▶ **TASK**
Repeat exactly the lines running from the line that contains "Emit a LaTeX" to the line that contains "(0,0) rectangle (1173,704);"; include both ends and add nothing.

▶ **PROVIDED MATERIAL**
+++++
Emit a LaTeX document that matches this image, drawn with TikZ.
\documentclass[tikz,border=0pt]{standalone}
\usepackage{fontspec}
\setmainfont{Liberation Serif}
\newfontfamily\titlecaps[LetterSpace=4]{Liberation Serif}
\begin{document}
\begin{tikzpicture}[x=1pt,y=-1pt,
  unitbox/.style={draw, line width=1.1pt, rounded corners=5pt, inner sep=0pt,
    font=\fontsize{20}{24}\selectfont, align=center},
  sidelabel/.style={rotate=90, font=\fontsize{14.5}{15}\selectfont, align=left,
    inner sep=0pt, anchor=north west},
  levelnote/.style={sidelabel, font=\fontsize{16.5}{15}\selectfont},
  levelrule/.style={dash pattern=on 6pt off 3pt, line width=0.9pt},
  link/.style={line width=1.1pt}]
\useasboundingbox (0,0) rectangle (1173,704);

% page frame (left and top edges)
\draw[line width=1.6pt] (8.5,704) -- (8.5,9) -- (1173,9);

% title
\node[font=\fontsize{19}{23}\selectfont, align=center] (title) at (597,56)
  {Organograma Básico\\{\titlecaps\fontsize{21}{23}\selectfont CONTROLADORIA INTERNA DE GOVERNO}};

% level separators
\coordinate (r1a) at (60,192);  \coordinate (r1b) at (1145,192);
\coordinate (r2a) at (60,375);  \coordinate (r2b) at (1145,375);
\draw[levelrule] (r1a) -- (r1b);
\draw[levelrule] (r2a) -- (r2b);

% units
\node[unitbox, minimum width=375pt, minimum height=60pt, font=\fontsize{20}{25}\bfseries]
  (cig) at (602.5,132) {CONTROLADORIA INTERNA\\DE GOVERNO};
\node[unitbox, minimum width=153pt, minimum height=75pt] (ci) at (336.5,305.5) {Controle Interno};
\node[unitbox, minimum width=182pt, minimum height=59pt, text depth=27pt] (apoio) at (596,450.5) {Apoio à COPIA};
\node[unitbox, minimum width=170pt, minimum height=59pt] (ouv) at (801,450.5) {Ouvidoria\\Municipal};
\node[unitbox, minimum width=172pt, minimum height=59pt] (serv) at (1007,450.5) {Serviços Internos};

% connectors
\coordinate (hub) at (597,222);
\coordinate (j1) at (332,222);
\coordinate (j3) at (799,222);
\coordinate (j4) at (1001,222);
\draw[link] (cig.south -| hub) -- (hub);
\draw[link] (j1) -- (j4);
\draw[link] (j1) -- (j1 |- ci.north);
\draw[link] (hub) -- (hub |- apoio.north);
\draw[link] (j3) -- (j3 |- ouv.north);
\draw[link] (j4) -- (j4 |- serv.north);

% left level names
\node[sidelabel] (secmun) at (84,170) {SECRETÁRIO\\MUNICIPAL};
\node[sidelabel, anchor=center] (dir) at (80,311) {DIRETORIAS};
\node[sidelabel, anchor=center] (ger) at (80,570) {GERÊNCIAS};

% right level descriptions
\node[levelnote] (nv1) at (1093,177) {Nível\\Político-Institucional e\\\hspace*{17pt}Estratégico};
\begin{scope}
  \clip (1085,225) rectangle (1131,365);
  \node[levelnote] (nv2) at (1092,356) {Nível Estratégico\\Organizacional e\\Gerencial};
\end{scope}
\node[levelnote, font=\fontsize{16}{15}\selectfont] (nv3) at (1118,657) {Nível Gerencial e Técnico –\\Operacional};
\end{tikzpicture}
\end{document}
+++++
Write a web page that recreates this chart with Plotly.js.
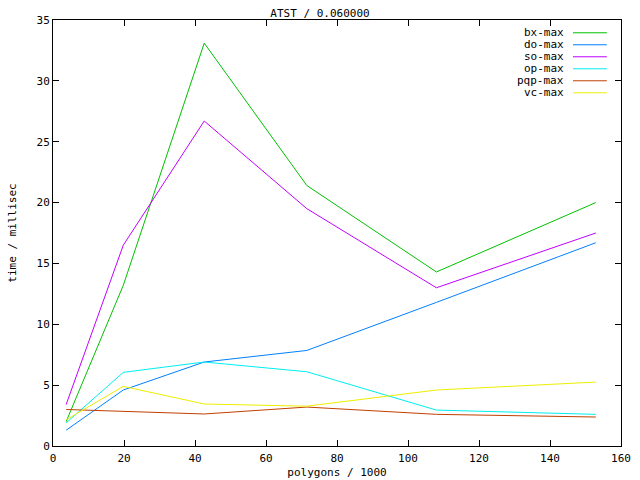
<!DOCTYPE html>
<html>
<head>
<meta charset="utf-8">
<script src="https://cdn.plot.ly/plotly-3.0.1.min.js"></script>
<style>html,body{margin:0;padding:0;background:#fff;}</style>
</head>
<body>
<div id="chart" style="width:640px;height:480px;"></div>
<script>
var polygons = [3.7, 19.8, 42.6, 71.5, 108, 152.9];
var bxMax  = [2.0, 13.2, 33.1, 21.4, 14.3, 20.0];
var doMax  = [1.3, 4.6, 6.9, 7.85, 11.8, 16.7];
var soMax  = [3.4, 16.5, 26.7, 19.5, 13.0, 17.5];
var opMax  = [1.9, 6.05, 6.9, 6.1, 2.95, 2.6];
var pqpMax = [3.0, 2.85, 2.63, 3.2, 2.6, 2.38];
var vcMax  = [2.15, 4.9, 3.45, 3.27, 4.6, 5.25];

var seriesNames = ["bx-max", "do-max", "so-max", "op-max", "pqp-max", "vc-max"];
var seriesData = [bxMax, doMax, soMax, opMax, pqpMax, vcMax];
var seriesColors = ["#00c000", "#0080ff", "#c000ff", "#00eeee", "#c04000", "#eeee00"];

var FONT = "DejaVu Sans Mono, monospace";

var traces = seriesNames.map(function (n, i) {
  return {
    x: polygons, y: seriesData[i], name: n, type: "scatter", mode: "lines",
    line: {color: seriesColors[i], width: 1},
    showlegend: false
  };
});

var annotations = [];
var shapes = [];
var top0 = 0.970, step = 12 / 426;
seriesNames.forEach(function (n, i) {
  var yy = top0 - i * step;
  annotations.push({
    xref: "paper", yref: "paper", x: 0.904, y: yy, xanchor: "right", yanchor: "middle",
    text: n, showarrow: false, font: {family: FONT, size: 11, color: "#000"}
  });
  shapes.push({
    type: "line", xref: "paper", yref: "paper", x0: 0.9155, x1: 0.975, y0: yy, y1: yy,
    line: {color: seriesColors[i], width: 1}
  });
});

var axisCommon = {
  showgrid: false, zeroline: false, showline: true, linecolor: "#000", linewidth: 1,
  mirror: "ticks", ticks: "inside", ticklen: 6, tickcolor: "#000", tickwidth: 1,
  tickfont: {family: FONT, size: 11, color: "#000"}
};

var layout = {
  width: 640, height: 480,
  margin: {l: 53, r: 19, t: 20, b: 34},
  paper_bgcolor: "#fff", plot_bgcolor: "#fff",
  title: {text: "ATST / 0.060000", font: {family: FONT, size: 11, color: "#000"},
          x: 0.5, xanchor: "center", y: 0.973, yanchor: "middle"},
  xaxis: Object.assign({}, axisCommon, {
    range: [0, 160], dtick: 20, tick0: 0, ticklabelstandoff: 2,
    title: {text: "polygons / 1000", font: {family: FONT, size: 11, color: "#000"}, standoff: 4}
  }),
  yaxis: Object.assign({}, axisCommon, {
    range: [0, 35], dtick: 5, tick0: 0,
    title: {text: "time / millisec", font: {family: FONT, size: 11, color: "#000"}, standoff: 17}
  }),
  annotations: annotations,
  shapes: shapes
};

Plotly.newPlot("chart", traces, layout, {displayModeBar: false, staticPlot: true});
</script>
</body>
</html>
+++++
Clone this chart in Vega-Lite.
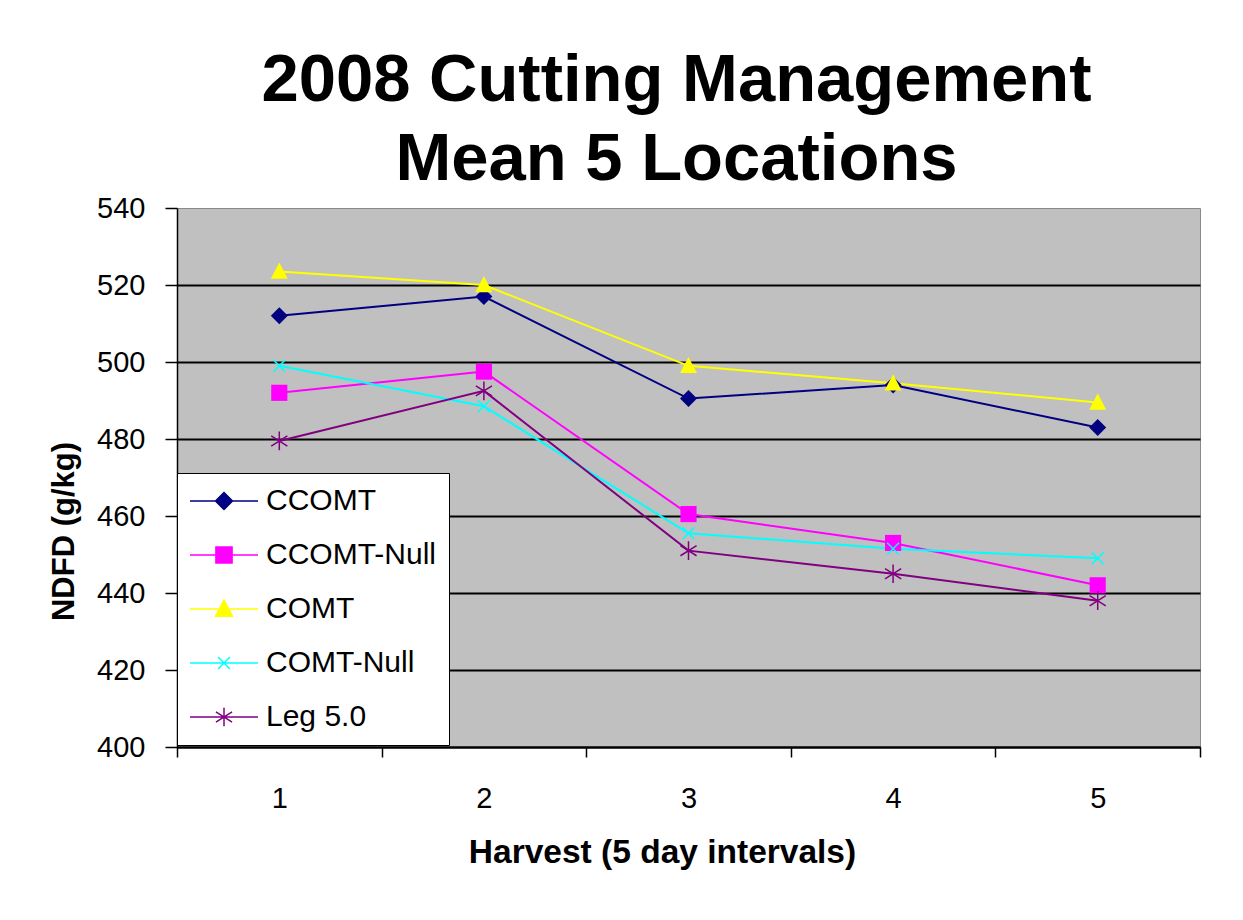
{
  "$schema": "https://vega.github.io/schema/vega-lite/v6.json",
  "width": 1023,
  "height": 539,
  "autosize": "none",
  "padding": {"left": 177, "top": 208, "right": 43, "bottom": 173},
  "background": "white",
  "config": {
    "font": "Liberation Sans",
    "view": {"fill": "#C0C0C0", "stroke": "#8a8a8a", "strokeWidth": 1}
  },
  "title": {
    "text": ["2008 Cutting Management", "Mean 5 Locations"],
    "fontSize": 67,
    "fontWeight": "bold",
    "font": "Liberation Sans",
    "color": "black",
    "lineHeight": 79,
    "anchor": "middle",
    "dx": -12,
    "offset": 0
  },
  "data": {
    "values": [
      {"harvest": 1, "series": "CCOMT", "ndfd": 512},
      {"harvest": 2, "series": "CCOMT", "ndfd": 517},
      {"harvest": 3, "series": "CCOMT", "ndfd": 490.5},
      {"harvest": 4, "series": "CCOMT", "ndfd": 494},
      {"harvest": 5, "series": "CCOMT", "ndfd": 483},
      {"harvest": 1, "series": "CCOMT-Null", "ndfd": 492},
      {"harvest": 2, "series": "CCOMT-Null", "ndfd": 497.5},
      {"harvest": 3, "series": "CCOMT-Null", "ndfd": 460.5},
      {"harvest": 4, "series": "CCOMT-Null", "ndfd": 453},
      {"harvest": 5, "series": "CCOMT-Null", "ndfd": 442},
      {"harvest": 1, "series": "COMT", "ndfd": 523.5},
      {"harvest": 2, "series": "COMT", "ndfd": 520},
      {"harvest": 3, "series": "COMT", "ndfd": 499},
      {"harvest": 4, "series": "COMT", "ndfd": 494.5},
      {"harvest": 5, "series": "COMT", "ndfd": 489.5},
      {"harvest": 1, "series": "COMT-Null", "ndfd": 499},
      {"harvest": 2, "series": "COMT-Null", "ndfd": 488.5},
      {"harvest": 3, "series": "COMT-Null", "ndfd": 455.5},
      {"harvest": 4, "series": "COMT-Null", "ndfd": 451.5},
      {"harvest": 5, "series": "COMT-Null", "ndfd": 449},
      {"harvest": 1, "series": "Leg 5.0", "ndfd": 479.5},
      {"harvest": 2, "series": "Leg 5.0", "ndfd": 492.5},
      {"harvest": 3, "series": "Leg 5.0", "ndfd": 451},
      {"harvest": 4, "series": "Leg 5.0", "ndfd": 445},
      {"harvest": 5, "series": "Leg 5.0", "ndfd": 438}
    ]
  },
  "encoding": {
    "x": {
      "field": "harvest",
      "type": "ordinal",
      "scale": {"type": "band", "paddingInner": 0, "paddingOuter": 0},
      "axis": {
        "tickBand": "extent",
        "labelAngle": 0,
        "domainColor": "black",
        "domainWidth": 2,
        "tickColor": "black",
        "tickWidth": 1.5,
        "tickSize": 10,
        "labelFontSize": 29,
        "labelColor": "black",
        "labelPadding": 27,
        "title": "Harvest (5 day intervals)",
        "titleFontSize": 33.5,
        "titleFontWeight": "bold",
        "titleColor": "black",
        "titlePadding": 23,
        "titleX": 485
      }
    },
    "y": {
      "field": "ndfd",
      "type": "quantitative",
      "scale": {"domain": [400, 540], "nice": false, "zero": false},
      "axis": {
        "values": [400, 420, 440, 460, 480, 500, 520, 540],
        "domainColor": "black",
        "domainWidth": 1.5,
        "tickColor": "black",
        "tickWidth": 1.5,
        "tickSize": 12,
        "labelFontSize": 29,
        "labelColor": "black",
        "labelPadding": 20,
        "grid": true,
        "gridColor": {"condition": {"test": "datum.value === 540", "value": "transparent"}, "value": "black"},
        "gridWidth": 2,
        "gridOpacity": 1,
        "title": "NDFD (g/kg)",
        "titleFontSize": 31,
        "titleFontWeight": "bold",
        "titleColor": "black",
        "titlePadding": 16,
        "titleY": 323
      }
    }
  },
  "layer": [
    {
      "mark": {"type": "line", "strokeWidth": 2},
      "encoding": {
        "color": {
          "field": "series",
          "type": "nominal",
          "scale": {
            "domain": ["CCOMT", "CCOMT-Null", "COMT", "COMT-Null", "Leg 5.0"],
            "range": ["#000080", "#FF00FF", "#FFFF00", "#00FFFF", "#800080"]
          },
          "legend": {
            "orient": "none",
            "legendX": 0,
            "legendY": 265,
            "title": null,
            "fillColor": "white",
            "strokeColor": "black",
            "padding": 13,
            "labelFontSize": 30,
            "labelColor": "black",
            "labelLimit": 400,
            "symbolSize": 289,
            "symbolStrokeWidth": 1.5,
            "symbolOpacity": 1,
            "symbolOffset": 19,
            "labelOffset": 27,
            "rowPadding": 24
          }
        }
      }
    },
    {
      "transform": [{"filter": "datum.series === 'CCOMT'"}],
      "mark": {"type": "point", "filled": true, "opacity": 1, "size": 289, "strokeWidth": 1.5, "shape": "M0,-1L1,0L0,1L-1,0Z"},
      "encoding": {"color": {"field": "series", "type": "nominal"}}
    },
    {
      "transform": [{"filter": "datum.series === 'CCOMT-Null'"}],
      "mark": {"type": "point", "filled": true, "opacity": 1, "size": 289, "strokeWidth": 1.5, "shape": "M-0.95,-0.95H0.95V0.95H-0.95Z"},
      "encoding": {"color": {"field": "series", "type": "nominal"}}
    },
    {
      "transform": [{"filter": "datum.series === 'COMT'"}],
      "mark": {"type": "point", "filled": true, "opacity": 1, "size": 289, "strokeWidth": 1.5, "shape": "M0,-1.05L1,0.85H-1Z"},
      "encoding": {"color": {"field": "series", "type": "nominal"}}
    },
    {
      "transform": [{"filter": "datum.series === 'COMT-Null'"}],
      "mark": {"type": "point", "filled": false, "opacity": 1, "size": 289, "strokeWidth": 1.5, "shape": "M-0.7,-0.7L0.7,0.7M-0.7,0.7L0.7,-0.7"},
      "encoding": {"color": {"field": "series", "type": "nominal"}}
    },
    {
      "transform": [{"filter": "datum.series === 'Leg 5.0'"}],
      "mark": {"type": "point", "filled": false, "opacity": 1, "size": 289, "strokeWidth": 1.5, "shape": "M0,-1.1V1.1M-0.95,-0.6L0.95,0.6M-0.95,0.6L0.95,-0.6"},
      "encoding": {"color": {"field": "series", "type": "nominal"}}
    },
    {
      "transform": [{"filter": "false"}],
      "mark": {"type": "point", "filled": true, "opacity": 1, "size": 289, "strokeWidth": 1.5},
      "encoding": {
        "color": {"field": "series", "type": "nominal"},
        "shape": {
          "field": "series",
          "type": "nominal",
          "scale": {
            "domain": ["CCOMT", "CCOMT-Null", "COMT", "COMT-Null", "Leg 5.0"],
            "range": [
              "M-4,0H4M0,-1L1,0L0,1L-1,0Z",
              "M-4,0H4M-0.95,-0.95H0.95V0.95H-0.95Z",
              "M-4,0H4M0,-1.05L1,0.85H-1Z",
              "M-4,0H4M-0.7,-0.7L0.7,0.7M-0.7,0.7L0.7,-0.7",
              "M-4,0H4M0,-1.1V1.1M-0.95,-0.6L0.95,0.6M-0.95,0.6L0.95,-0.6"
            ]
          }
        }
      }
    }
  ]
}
+++++
▶ **RESPONSE FOR THIS EXERCISE**
Emit a LaTeX document that matches this image, drawn with TikZ.
\documentclass[tikz,border=0pt]{standalone}
\usepackage{fontspec}
\setmainfont{Liberation Serif}
\newfontfamily\titlecaps[LetterSpace=4]{Liberation Serif}
\begin{document}
\begin{tikzpicture}[x=1pt,y=-1pt,
  unitbox/.style={draw, line width=1.1pt, rounded corners=5pt, inner sep=0pt,
    font=\fontsize{20}{24}\selectfont, align=center},
  sidelabel/.style={rotate=90, font=\fontsize{14.5}{15}\selectfont, align=left,
    inner sep=0pt, anchor=north west},
  levelnote/.style={sidelabel, font=\fontsize{16.5}{15}\selectfont},
  levelrule/.style={dash pattern=on 6pt off 3pt, line width=0.9pt},
  link/.style={line width=1.1pt}]
\useasboundingbox (0,0) rectangle (1173,704);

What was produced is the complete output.